Самую большую конкуренцию кабуки составил кинематограф, новое поле для художественных усилий и по-настоящему массовое развлекательное искусство первой половины ХХ века. Кино не торопилось резко и окончательно порывать с существующими театральными традициями и методами актерской игры, однако создатели фильмов осваивали возможности нового выразительного средства с поистине вызывающей удивление скоростью. Первые ленты представляли собой сцены из спектаклей кабуки, отрывки из постановок симпа или короткие сцены с участием актеров симпа, где мужчины продолжали играть женские роли. Немые фильмы оживляли комментарии профессиональных чтецов (бэнси), которые объясняли зрителям происходящее на экране.
Первый настоящий кинотеатр был построен в 1903 году, а в 1918-м японские кинематографисты черпали вдохновение уже не в традиционном театре, а в иностранном кино. Крупные и общие планы, непрерывное действие, использование простой передвигающейся камеры, искусственное освещение, съемки вне павильона, субтитры и исполнение женских ролей актрисами помогли фильмам вырваться за рамки эстетических стандартов прошлого. Одной из первых лент, засвидетельствовавших технические возможности кинематографа, стала Сэй-но кагаяки («Блеск жизни»), снятая в 1918 году 25-летним Каэриямой Норимаса (1893–1964), большим поклонником Д. У. Гриффита. Он верил, что действие должно быть реалистичным, и в этом оказался не одинок. В 1921 году творческая группа под руководством Каору Осанаи, который по-прежнему являлся ведущей фигурой «новой драмы», выпустила фильм Родзё но рэйкон («Призраки на дороге»). В основу картины легли пьеса Максима Горького «На дне» и лента «Дитя улицы». Это один из первых примеров «фильма-настроения», который считается особым видом японского кинематографического искусства, далекого от мира кабуки с визуальной точки зрения, однако вызывающего не менее сильные чувства.
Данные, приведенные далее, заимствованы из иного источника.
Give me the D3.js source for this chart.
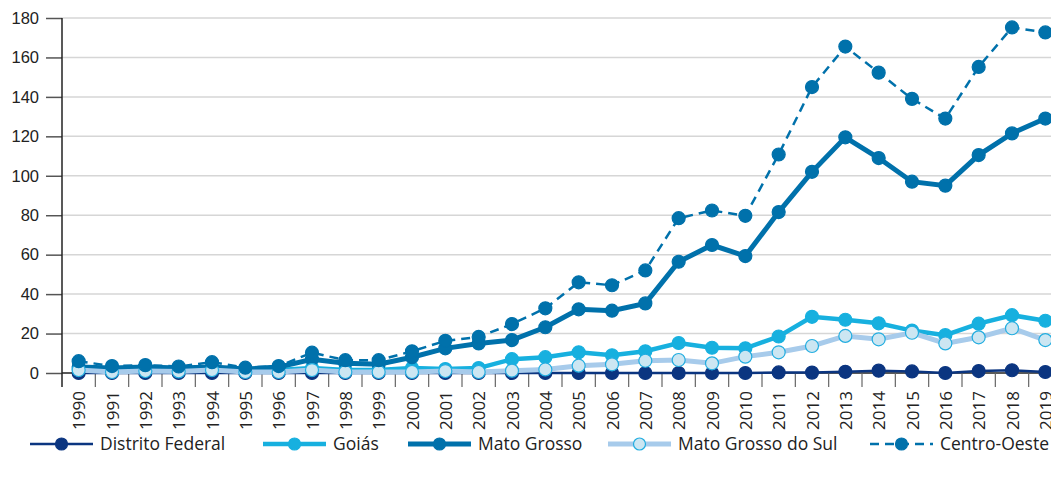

Создатели фильмов особенно стремились запечатлеть работу тех сил, которые они полагали величайшими в мире: любви в семье и товарищества между мужчинами. Они предпочитали наблюдать эти чувства не в редкие моменты драматического обострения, как в сюжетных лентах, а в характерные моменты преодоления длительных трудностей. Фильм «Призраки на дороге», который снимали на природе ранней зимой в горах центральной Японии, уводит своих персонажей далеко от шума и толпы, в край безжизненных пейзажей и пасмурного неба, где мужчины и женщины бессмысленно бродят на фоне мрачных гор и темного леса[166].
В поисках коммерческого успеха и стремлении превзойти конкурентов кинокомпании выпускали множество самых разных фильмов: мелодрамы в стиле симпа, комедии абсурда, ленты о повседневной жизни в серьезном или юмористическом ключе, сентиментальные фильмы «о матерях», аналоги западных боевиков, где место перестрелок занимали битвы на мечах, а также с конца 1920-х годов картины, посвященные критике общества, в современных и в исторических декорациях. Фильм 1929 года Дзандзин дзамба кэн («Меч, рубящий людей и пронзающий коней») об одиноком самурае, который ведет тяжелую жизнь в борьбе с феодальной системой, — прекрасный образец кино, призванного вызвать у зрителя возмущение социальным неравенством. В 1930-е, с ужесточением цензуры, число идеологических фильмов пошло на убыль. Примерно тогда же появилось звуковое кино, и бэнси постигла та же участь, что и актеров, исполнявших женские роли, десятилетием ранее, хотя они сдались не без протестов.